Camasssias are the perfect early summer successors to snowdrops and daffodils in a grassy, sunny part of the garden. Like most flowers they prefer moist, well-drained and fairly fertile soil but, as I’ve found, they’ll cope with partial shade and pretty poor ground. Even if they then don’t reach the expected height.

The gorgeous hyacinth-like white or blue flowering stems look best in grass, but will grow happily in a border, provided they’re surrounded by robust plants that support the Camassias when in flower.

Camassias come in a range of sizes, from 0.5m to as much as 1.5m. The lower-growing cultivars like Camassia quamash, with its wonderfully vibrant blue blooms, is one of my favourites. I find this shorter kind is much better as grass or neighbouring plants in a border give support and largely conceal any dying foliage after flowering.

But larger versions, reaching nearly 1.5m, such as Camassia leichtlinii caerulea or Camassia cusickii do work beautifully in a border and the tall starry blooms swaying in the breeze take some beating.

Camassias are such willing plants. They’ll tolerate most types of soil, clay or acidic and will, to my astonishment, even spread in pretty inimical conditions. One of my beds is partly shaded by a nearby elm and the questing roots of roadside shrubs seize whatever nutrients they can, but this doesn’t deter some enterprising clumps of white camassias. Blooms reach half the normal height, but still make a fine show.

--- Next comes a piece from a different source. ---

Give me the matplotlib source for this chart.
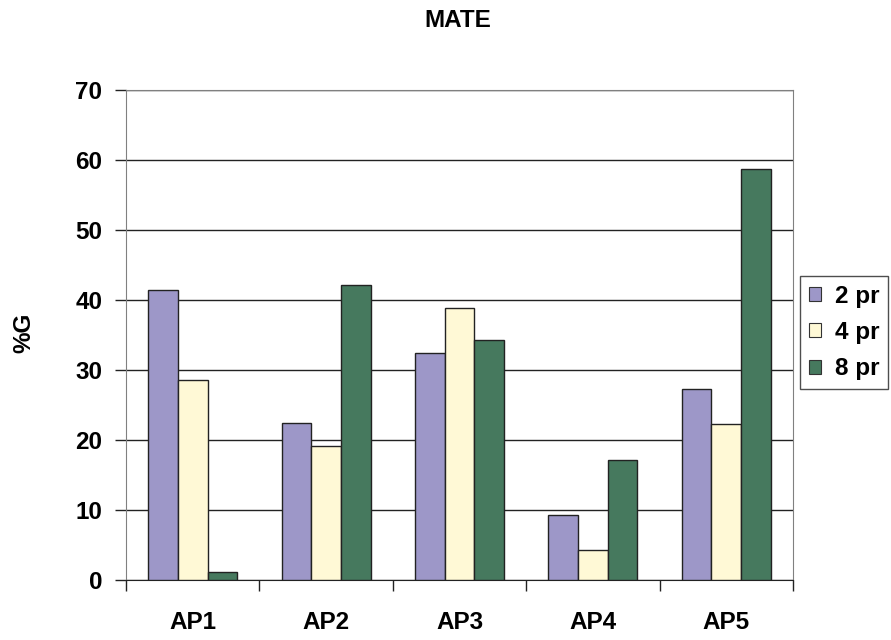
import numpy as np
import matplotlib.pyplot as plt
from matplotlib.patches import Patch

categories = ["AP1", "AP2", "AP3", "AP4", "AP5"]
series = ["2 pr", "4 pr", "8 pr"]
pr2 = [41.4, 22.5, 32.4, 9.3, 27.3]
pr4 = [28.6, 19.1, 38.8, 4.3, 22.3]
pr8 = [1.2, 42.2, 34.3, 17.1, 58.7]
colors = ["#9d97c8", "#fff9d6", "#46795e"]

plt.rcParams['font.family'] = ['Liberation Sans', 'DejaVu Sans']
plt.rcParams['font.weight'] = 'bold'
fs = 17.5

fig = plt.figure(figsize=(8.91, 6.40), dpi=100)
ax = fig.add_axes([0.1414, 0.09375, 0.7486, 0.7656])

x = np.arange(len(categories)) + 0.5
w = 1 / 4.5
for i, (vals, c) in enumerate(zip([pr2, pr4, pr8], colors)):
    ax.bar(x + (i - 1) * w, vals, width=w, color=c, edgecolor="#222222",
           linewidth=1.0, zorder=3)

ax.set_xlim(0, 5)
ax.set_ylim(0, 70)
ax.set_yticks(range(0, 71, 10))
ax.tick_params(axis='y', labelsize=fs, length=8, width=1, color="#222222", pad=9)
ax.yaxis.grid(True, color="#222222", linewidth=1, zorder=0)

# category boundaries get the tick marks, labels sit in the middle
ax.set_xticks(range(0, 6))
ax.set_xticklabels([])
ax.set_xticks(x, minor=True)
ax.set_xticklabels(categories, minor=True)
ax.tick_params(axis='x', which='major', length=8, width=1, color="#222222")
ax.tick_params(axis='x', which='minor', length=0, labelsize=fs, pad=22)

for s in ['left', 'top', 'right']:
    ax.spines[s].set_color("#808080")
ax.spines['bottom'].set_color("#222222")

fig.text(24 / 891, 1 - 333 / 640, "%G", fontsize=fs, fontweight='bold',
         rotation=90, ha='center', va='center')
fig.text(457.5 / 891, 1 - 20.5 / 640, "MATE", fontsize=fs, fontweight='bold',
         ha='center', va='center')

handles = [Patch(facecolor=c, edgecolor="#333333", linewidth=0.8) for c in colors]
leg = fig.legend(handles, series, loc='upper left',
                 bbox_to_anchor=(800 / 891, 1 - 276 / 640), fontsize=fs,
                 frameon=True, fancybox=False, handlelength=0.5,
                 handleheight=0.5, handletextpad=0.6, labelspacing=0.55,
                 borderpad=0.35, borderaxespad=0)
leg.get_frame().set_edgecolor("#222222")
leg.get_frame().set_linewidth(1)

fig.savefig("out.png", dpi=100)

Interestingly, you could even grow Camassia quamash as a food crop as the peoples of the Pacific North West around Vancouver Island did before colonisation. In The Lost Supper published last year, Canadian writer Taras Grescoe explains that the onion-like bulbs were the main source of carbohydrates for many of them. It’s been estimated that one family might harvest as many as 10,000 tubers in the course of a season.

Like many early farmers, the people visited and used cropping areas but did little cultivation. When cooked in a highly complex way, the tubers were sweet and variously described as tasting like figs or baked pears. But cooking was essential. One 19th Century Scots botanist, David Douglas, complained that raw Camassia tubers made him ‘blown out by strength of wind.’ Buy Camassia plants now or plant bulbs in the usual way in autumn.

Plant of the week

Chives, Allium schoenoprasum, are a staple of the herb garden. The tubular leaves are the most commonly used part but the flowers are just as tasty. To add to a salad, pull apart each inflorescence to release the little individual flowers, there may be anything between 10 and 30. Do not use the papery bract at the back of the inflorescence or the central nub at the top of the stem which can be hard.

Once the flowers fade cut down part of each clump to about 4 cm above the soil to allow a new flush of leaves to develop. Once these are usable cut the rest of the clump.

Chive flowers produce copious nectar and are very popular with bees.